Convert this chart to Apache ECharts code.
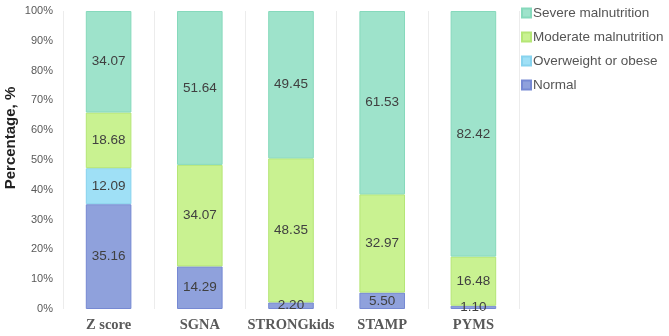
<!DOCTYPE html>
<html>
<head>
<meta charset="utf-8">
<script src="https://cdn.jsdelivr.net/npm/echarts@6/dist/echarts.min.js"></script>
<style>
  html, body { margin: 0; padding: 0; background: #fff; }
  #chart { width: 669px; height: 336px; }
</style>
</head>
<body>
<div id="chart"></div>
<script>
const categories = ['Z score', 'SGNA', 'STRONGkids', 'STAMP', 'PYMS'];
const normal = [35.16, 14.29, 2.20, 5.50, 1.10];
const overweight = [12.09, 0, 0, 0, 0];
const moderate = [18.68, 34.07, 48.35, 32.97, 16.48];
const severe = [34.07, 51.64, 49.45, 61.53, 82.42];
const yTicks = [0, 10, 20, 30, 40, 50, 60, 70, 80, 90, 100];

const chart = echarts.init(document.getElementById('chart'));

const mk = (name, values, fill, border) => ({
  name,
  type: 'bar',
  stack: 'total',
  barWidth: '50%',
  data: values.map((v) => (v === 0 ? '-' : v)),
  itemStyle: { color: fill, borderColor: border, borderWidth: 1 },
  label: {
    show: true,
    position: 'inside',
    color: '#404040',
    fontFamily: 'Liberation Sans, Arial, sans-serif',
    fontSize: 13.5,
    formatter: (p) => Number(p.value).toFixed(2)
  }
});

chart.setOption({
  animation: false,
  grid: { left: 63, right: 150, top: 11, bottom: 27, outerBoundsMode: 'none' },
  legend: {
    orient: 'vertical',
    left: 516,
    top: 1,
    itemWidth: 9,
    itemHeight: 9,
    itemGap: 10,
    icon: 'rect',
    data: ['Severe malnutrition', 'Moderate malnutrition', 'Overweight or obese', 'Normal'],
    textStyle: { color: '#555', fontSize: 13.5, fontFamily: 'Liberation Sans, Arial, sans-serif', padding: [0, 0, 0, -3] }
  },
  xAxis: {
    type: 'category',
    data: categories,
    axisLine: { show: false },
    axisTick: { show: false },
    axisLabel: {
      interval: 0,
      color: '#595959',
      fontFamily: 'Liberation Serif, Times New Roman, serif',
      fontWeight: 'bold',
      fontSize: 14.5,
      margin: 9
    },
    splitLine: { show: true, interval: 0, lineStyle: { color: '#ececec', width: 1 } }
  },
  yAxis: {
    type: 'value',
    min: yTicks[0],
    max: yTicks[yTicks.length - 1],
    interval: 10,
    name: 'Percentage, %',
    nameLocation: 'middle',
    nameGap: 45,
    nameMoveOverlap: false,
    nameTextStyle: {
      color: '#222',
      fontSize: 15,
      fontWeight: 'bold',
      fontFamily: 'Liberation Sans, Arial, sans-serif',
      padding: [0, 0, 0, 44]
    },
    axisLine: { show: false },
    axisTick: { show: false },
    splitLine: { show: false },
    axisLabel: { color: '#595959', fontSize: 11, fontFamily: 'Liberation Sans, Arial, sans-serif', formatter: '{value}%', margin: 10 }
  },
  series: [
    mk('Normal', normal, '#8fa1dc', '#7689d3'),
    mk('Overweight or obese', overweight, '#9fe0f6', '#88d3ee'),
    mk('Moderate malnutrition', moderate, '#c9f291', '#b5e676'),
    mk('Severe malnutrition', severe, '#9ee3cb', '#86d9bc')
  ]
});
</script>
</body>
</html>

================================

> Task to complete
Except for the pictures, print the data above exactly.

> Solution to the problem
Convert this chart to Apache ECharts code.
<!DOCTYPE html>
<html>
<head>
<meta charset="utf-8">
<script src="https://cdn.jsdelivr.net/npm/echarts@6/dist/echarts.min.js"></script>
<style>
  html, body { margin: 0; padding: 0; background: #fff; }
  #chart { width: 669px; height: 336px; }
</style>
</head>
<body>
<div id="chart"></div>
<script>
const categories = ['Z score', 'SGNA', 'STRONGkids', 'STAMP', 'PYMS'];
const normal = [35.16, 14.29, 2.20, 5.50, 1.10];
const overweight = [12.09, 0, 0, 0, 0];
const moderate = [18.68, 34.07, 48.35, 32.97, 16.48];
const severe = [34.07, 51.64, 49.45, 61.53, 82.42];
const yTicks = [0, 10, 20, 30, 40, 50, 60, 70, 80, 90, 100];

const chart = echarts.init(document.getElementById('chart'));

const mk = (name, values, fill, border) => ({
  name,
  type: 'bar',
  stack: 'total',
  barWidth: '50%',
  data: values.map((v) => (v === 0 ? '-' : v)),
  itemStyle: { color: fill, borderColor: border, borderWidth: 1 },
  label: {
    show: true,
    position: 'inside',
    color: '#404040',
    fontFamily: 'Liberation Sans, Arial, sans-serif',
    fontSize: 13.5,
    formatter: (p) => Number(p.value).toFixed(2)
  }
});

chart.setOption({
  animation: false,
  grid: { left: 63, right: 150, top: 11, bottom: 27, outerBoundsMode: 'none' },
  legend: {
    orient: 'vertical',
    left: 516,
    top: 1,
    itemWidth: 9,
    itemHeight: 9,
    itemGap: 10,
    icon: 'rect',
    data: ['Severe malnutrition', 'Moderate malnutrition', 'Overweight or obese', 'Normal'],
    textStyle: { color: '#555', fontSize: 13.5, fontFamily: 'Liberation Sans, Arial, sans-serif', padding: [0, 0, 0, -3] }
  },
  xAxis: {
    type: 'category',
    data: categories,
    axisLine: { show: false },
    axisTick: { show: false },
    axisLabel: {
      interval: 0,
      color: '#595959',
      fontFamily: 'Liberation Serif, Times New Roman, serif',
      fontWeight: 'bold',
      fontSize: 14.5,
      margin: 9
    },
    splitLine: { show: true, interval: 0, lineStyle: { color: '#ececec', width: 1 } }
  },
  yAxis: {
    type: 'value',
    min: yTicks[0],
    max: yTicks[yTicks.length - 1],
    interval: 10,
    name: 'Percentage, %',
    nameLocation: 'middle',
    nameGap: 45,
    nameMoveOverlap: false,
    nameTextStyle: {
      color: '#222',
      fontSize: 15,
      fontWeight: 'bold',
      fontFamily: 'Liberation Sans, Arial, sans-serif',
      padding: [0, 0, 0, 44]
    },
    axisLine: { show: false },
    axisTick: { show: false },
    splitLine: { show: false },
    axisLabel: { color: '#595959', fontSize: 11, fontFamily: 'Liberation Sans, Arial, sans-serif', formatter: '{value}%', margin: 10 }
  },
  series: [
    mk('Normal', normal, '#8fa1dc', '#7689d3'),
    mk('Overweight or obese', overweight, '#9fe0f6', '#88d3ee'),
    mk('Moderate malnutrition', moderate, '#c9f291', '#b5e676'),
    mk('Severe malnutrition', severe, '#9ee3cb', '#86d9bc')
  ]
});
</script>
</body>
</html>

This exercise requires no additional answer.